The kids decided to go up a north passage and found a room filled with large clay amphorae.  A gang of black and white striped goblins, invaders from Hecate's dark realm, ambushed them from behind the large pots.  Mathias put them out with a Sleep spell, and the kids killed the goblins and looted a bunch of moonstones (which are precious to the triple-faced goddess).  The adults ended up visiting the same room the following day - all they found were a bunch of dead goblins and smashed clay pots.

The adults ended up finding a few other places.  One included a gigantic mural that showed a colonnaded room filled with statues and perhaps a snake-haired gorgon in the background.  The mural wavered and swam if you looked at it closely and appeared to become three-dimensional and trippy.  No one tried to step through.

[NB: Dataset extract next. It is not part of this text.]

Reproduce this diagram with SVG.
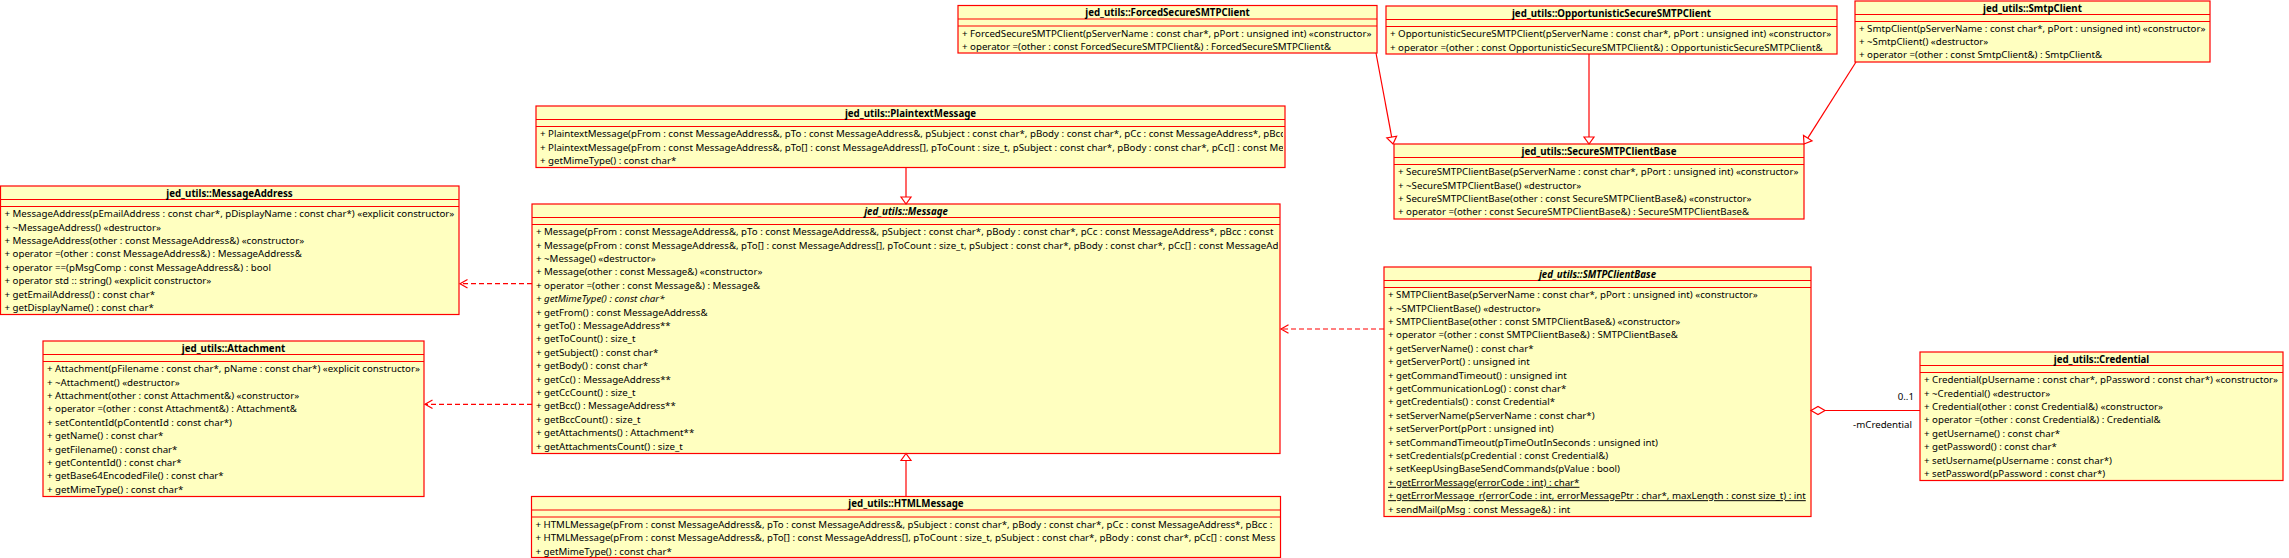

Elsewhere they found a large stone sarcophagus filled with a bluish gas.  More of Hecate's striped goblins ambushed them, and after the battle, they stuck one of the goblins in the box.  It appeared to put the goblin into some kind of timeless state.  The wheels are turning on how they could use such a thing.

That's about all the ground the two groups covered for a short game night - remember that they each did character creation and equipment on the same night, so the adventuring time was abridged.  I don't know that I'll do joint game reports going forward, but it was fun comparing how they did.  If you're watching "the scoreboard", the kids earned 630gp while the adults got 150gp.  It pays to be first to an area.

2 comments:

  1. You write a mighty fine adventure journal. It's even better because you have two parties hitting the same dungeon essentially in real time!

    What will you do if the two groups happen upon each other within the dungeon?

    And did you ever consider using Mazes & Minotaurs rules instead of ACKs?